Start of Records for the task

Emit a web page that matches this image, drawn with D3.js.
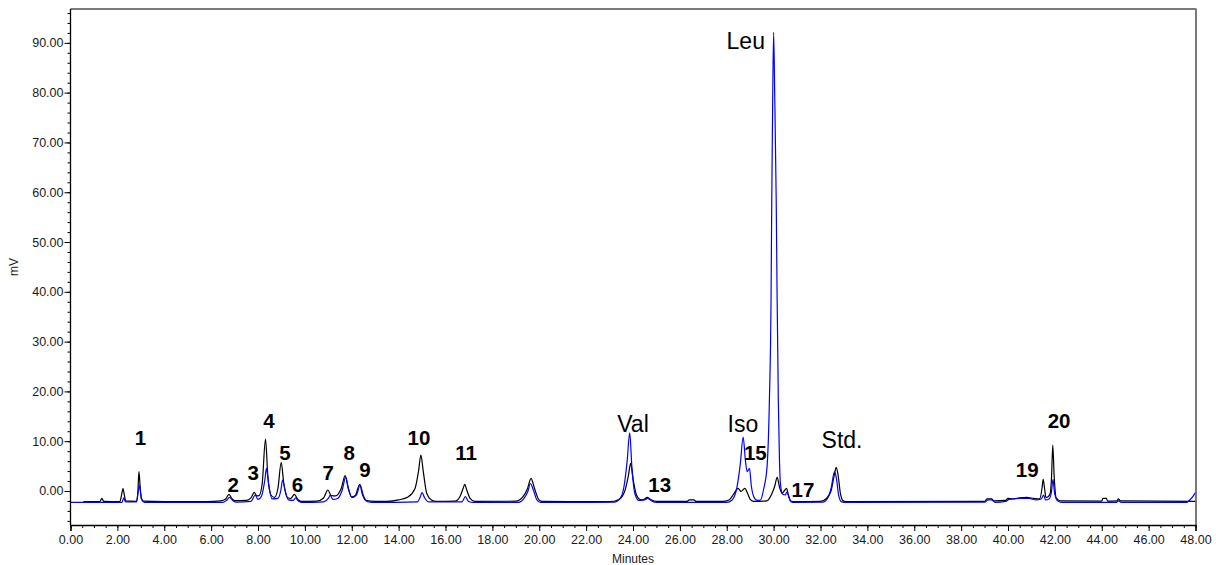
<!DOCTYPE html>
<html>
<head>
<meta charset="utf-8">
<script src="https://cdn.jsdelivr.net/npm/d3@7"></script>
<style>
  html, body { margin: 0; padding: 0; background: #fff; }
  svg { display: block; }
  text { font-family: "Liberation Sans", Arial, sans-serif; }
</style>
</head>
<body>
<svg id="chart" width="1216" height="565"></svg>
<script>
// ---- Data ----
// Black trace: retention time (min), response (mV)
const blackTime = [0.55,1.25,1.34,1.42,2.1,2.18,2.24,2.3,2.36,2.8,2.87,2.92,2.97,3.02,3.12,4.0,5.5,6.1,6.4,6.62,6.76,6.88,7.0,7.5,7.7,7.84,7.95,8.05,8.18,8.32,8.42,8.55,8.7,8.85,8.99,9.1,9.25,9.4,9.55,9.7,9.85,10.5,10.8,10.98,11.12,11.3,11.55,11.72,11.85,12.0,12.15,12.34,12.45,12.6,13.0,13.5,14.0,14.4,14.7,14.85,14.95,15.05,15.2,15.4,15.6,16.4,16.62,16.75,16.82,16.9,17.05,17.25,19.0,19.3,19.5,19.65,19.78,19.95,20.1,23.0,23.4,23.65,23.8,23.9,24.0,24.15,24.35,24.5,24.6,24.75,25.0,26.3,26.4,26.6,26.7,27.8,28.1,28.3,28.48,28.61,28.77,28.9,29.0,29.15,29.7,29.93,30.05,30.15,30.25,30.36,30.45,30.55,30.63,30.72,30.9,32.0,32.25,32.45,32.6,32.67,32.75,32.85,32.95,33.1,39.0,39.1,39.3,39.4,39.9,40.0,40.2,40.5,40.8,41.1,41.35,41.45,41.5,41.56,41.62,41.7,41.8,41.86,41.91,41.97,42.05,42.25,44.0,44.05,44.2,44.25,44.65,44.71,44.8,47.9,48.0];
const blackValue = [-2.15,-2.15,-1.5,-2.1,-2.15,-0.8,0.5,-0.9,-2.0,-2.1,-0.5,3.9,1.0,-1.5,-2.05,-2.15,-2.15,-2.1,-2.0,-1.6,-0.67,-1.5,-1.95,-1.9,-1.4,-0.27,-1.0,-0.9,1.5,10.4,3.0,-0.8,-1.3,0.5,5.75,1.5,-1.3,-1.5,-0.67,-1.7,-2.1,-2.05,-1.4,0.2,-0.9,-1.0,0.5,3.07,0.5,-1.2,-0.9,1.34,-0.6,-1.9,-2.1,-2.1,-1.8,-1.2,0.5,4.0,7.23,4.0,-0.5,-1.8,-2.1,-2.05,-1.1,0.5,1.34,0.3,-1.5,-2.1,-2.05,-1.2,0.5,2.55,0.8,-1.5,-2.1,-2.15,-1.7,0.0,3.0,5.55,2.5,-0.8,-1.8,-1.6,-1.27,-1.7,-2.1,-2.1,-1.8,-1.8,-2.1,-2.1,-1.8,-0.6,0.54,-0.1,0.54,-0.6,-1.7,-2.1,-2.0,-0.5,1.0,2.75,0.8,-0.47,0.0,0.54,-0.8,-2.0,-2.15,-2.1,-1.5,0.0,3.5,4.75,3.2,-0.5,-1.9,-2.15,-2.1,-1.6,-1.6,-2.0,-1.9,-1.5,-1.6,-1.4,-1.3,-1.5,-1.6,0.5,2.35,0.5,-1.3,-1.2,-0.5,3.0,9.24,3.0,-1.3,-2.0,-2.05,-1.5,-1.5,-2.05,-2.0,-1.6,-2.0,-2.1,-2.1];

// Blue trace: retention time (min), response (mV)
const blueTime = [0,2.2,2.27,2.35,2.82,2.88,2.93,2.98,3.05,3.15,6.5,6.65,6.79,6.92,7.1,7.7,7.88,8.0,8.15,8.3,8.36,8.45,8.6,8.85,8.97,9.05,9.15,9.3,9.5,9.6,9.72,9.9,10.8,11.0,11.08,11.2,11.4,11.6,11.74,11.85,12.0,12.2,12.36,12.48,12.65,12.9,14.8,14.92,15.0,15.1,15.3,16.7,16.85,16.98,17.2,19.1,19.35,19.52,19.62,19.75,19.9,20.05,23.2,23.45,23.62,23.75,23.86,23.95,24.08,24.25,24.5,24.62,24.8,25.0,28.0,28.23,28.44,28.58,28.7,28.8,28.87,28.97,29.05,29.15,29.3,29.44,29.58,29.72,29.82,29.89,29.92,29.96,30.0,30.05,30.11,30.15,30.2,30.25,30.29,30.38,30.5,30.56,30.65,30.75,30.9,32.1,32.3,32.45,32.6,32.68,32.78,32.9,33.1,39.0,39.15,39.3,39.45,39.9,40.05,40.5,40.9,41.2,41.42,41.52,41.6,41.75,41.85,41.92,41.98,42.1,42.3,44.6,44.72,44.85,47.6,47.8,48.0];
const blueValue = [-2.3,-2.3,-1.4,-2.2,-2.2,-0.5,1.2,0.0,-1.8,-2.3,-2.3,-1.9,-1.27,-1.9,-2.25,-2.1,-0.8,-1.7,-1.0,2.5,4.55,1.5,-1.6,-1.5,0.0,2.2,0.3,-1.8,-1.9,-1.4,-2.0,-2.3,-2.2,-1.5,-0.9,-1.7,-1.5,0.3,2.8,0.7,-1.3,-0.8,1.2,-0.7,-2.1,-2.3,-2.2,-1.2,-0.33,-1.3,-2.2,-2.2,-1.14,-2.1,-2.3,-2.3,-1.5,0.0,1.5,0.2,-1.8,-2.3,-2.25,-1.5,1.0,6.0,11.7,5.0,-0.5,-1.9,-1.8,-1.5,-2.0,-2.3,-2.3,-1.8,0.87,5.5,10.8,6.0,3.9,4.55,1.0,-1.1,-1.9,-1.8,0.5,4.9,18.3,38.4,58.4,78.5,92.1,78.5,58.4,38.4,18.3,6.0,1.5,-0.6,-0.8,-0.2,-1.2,-2.2,-2.3,-2.25,-1.5,0.5,3.9,2.5,-1.0,-2.2,-2.3,-2.25,-1.8,-1.8,-2.3,-2.1,-1.7,-1.5,-1.5,-1.8,-1.6,-0.8,-1.8,-1.6,-0.3,2.35,-0.2,-1.9,-2.3,-2.3,-2.0,-2.3,-2.3,-1.6,-0.33];

// Peak labels: text, anchor time (min), anchor response (mV), bold flag
const peakLabels = ["1","2","3","4","5","6","7","8","9","10","11","Val","13","Iso","15","Leu","17","Std.","19","20"];
const peakLabelTime = [2.98,6.94,7.79,8.47,9.15,9.68,11.0,11.89,12.56,14.87,16.88,24.0,25.14,28.69,29.22,28.81,31.25,32.92,40.82,42.18];
const peakLabelValue = [9.24,-0.13,2.2,12.6,6.22,-0.13,2.2,6.22,2.87,9.24,6.22,11.8,-0.13,11.8,6.22,88.7,-1.14,8.57,2.87,12.6];
const peakLabelBold = [1,1,1,1,1,1,1,1,1,1,1,0,1,0,1,0,1,0,1,1];

// Axis ticks
const xTickValues = [0,2,4,6,8,10,12,14,16,18,20,22,24,26,28,30,32,34,36,38,40,42,44,46,48];
const yTickValues = [0,10,20,30,40,50,60,70,80,90];
const xAxisTitle = "Minutes";
const yAxisTitle = "mV";

// ---- Layout ----
const svg = d3.select("#chart");
const padL = 70.5, padR = 1195.5, padT = 9, padB = 525;

const x = d3.scaleLinear().domain([0, 48]).range([padL, padR]);
const y = d3.scaleLinear().domain([-6.83, 96.8]).range([padB, padT]);

// frame (top & right, grey)
svg.append("line").attr("x1", padL).attr("x2", padR + 1).attr("y1", padT).attr("y2", padT)
  .attr("stroke", "#7a7a7a").attr("stroke-width", 2);
svg.append("line").attr("x1", padR + 0.5).attr("x2", padR + 0.5).attr("y1", padT).attr("y2", padB)
  .attr("stroke", "#7a7a7a").attr("stroke-width", 2);

// clip
svg.append("clipPath").attr("id", "plotclip").append("rect")
  .attr("x", padL).attr("y", padT).attr("width", padR - padL).attr("height", padB - padT);

const line = d3.line().x(d => x(d[0])).y(d => y(d[1])).curve(d3.curveMonotoneX);

const blackData = blackTime.map((t, i) => [t, blackValue[i]]);
const blueData = blueTime.map((t, i) => [t, blueValue[i]]);

const g = svg.append("g").attr("clip-path", "url(#plotclip)");
g.append("path").datum(blackData).attr("d", line)
  .attr("fill", "none").attr("stroke", "#000").attr("stroke-width", 1.2).attr("stroke-linejoin", "round");
g.append("path").datum(blueData).attr("d", line)
  .attr("fill", "none").attr("stroke", "#0000ff").attr("stroke-width", 1.2).attr("stroke-linejoin", "round");

// x axis
const xAxisMinor = d3.axisBottom(x).tickValues(d3.range(0, 48.01, 0.5)).tickSize(3).tickFormat("");
svg.append("g").attr("transform", `translate(0,${padB})`).call(xAxisMinor)
  .call(s => s.select(".domain").remove())
  .selectAll("line").attr("stroke", "#000");
const xAxis = d3.axisBottom(x).tickValues(xTickValues).tickSize(6).tickPadding(4)
  .tickFormat(d3.format(".2f"));
const xg = svg.append("g").attr("transform", `translate(0,${padB})`).call(xAxis);
xg.select(".domain").attr("stroke", "#000").attr("stroke-width", 1.3);
xg.selectAll("text").attr("font-size", 12.5).attr("fill", "#1a1a1a")
  .attr("font-family", "Liberation Sans, Arial, sans-serif");

// y axis
const yAxisMinor = d3.axisLeft(y).tickValues(d3.range(-6, 96.01, 2)).tickSize(3).tickFormat("");
svg.append("g").attr("transform", `translate(${padL},0)`).call(yAxisMinor)
  .call(s => s.select(".domain").remove())
  .selectAll("line").attr("stroke", "#000");
const yAxis = d3.axisLeft(y).tickValues(yTickValues).tickSize(6).tickPadding(1)
  .tickFormat(d3.format(".2f"));
const yg = svg.append("g").attr("transform", `translate(${padL},0)`).call(yAxis);
yg.select(".domain").attr("d", `M0,${padT}V${padB}`).attr("stroke", "#000").attr("stroke-width", 1.3);
yg.selectAll("text").attr("font-size", 12.5).attr("fill", "#1a1a1a")
  .attr("font-family", "Liberation Sans, Arial, sans-serif");

// axis titles
svg.append("text").attr("x", (padL + padR) / 2).attr("y", 563).attr("text-anchor", "middle")
  .attr("font-size", 12).attr("fill", "#1a1a1a").text(xAxisTitle);
svg.append("text").attr("transform", `translate(18,${(padT + padB) / 2}) rotate(-90)`)
  .attr("text-anchor", "middle").attr("font-size", 12).attr("fill", "#1a1a1a").text(yAxisTitle);

// peak labels
peakLabels.forEach((txt, i) => {
  const bold = peakLabelBold[i] === 1;
  svg.append("text")
    .attr("x", x(peakLabelTime[i]))
    .attr("y", y(peakLabelValue[i]))
    .attr("text-anchor", "middle")
    .attr("font-size", bold ? 20.5 : 23)
    .attr("font-weight", bold ? "bold" : "normal")
    .attr("fill", "#000")
    .text(txt);
});
</script>
</body>
</html>
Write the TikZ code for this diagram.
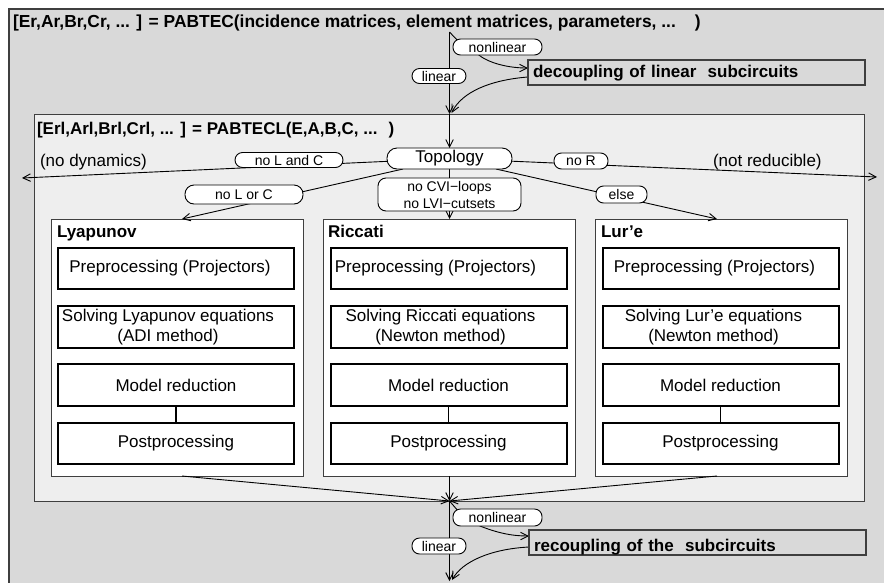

End of Records for the task

**Given exercise**
Look through the material above and pick out each line holding the word "this".

**Result of the task**
Emit a web page that matches this image, drawn with D3.js.
Write the TikZ code for this diagram.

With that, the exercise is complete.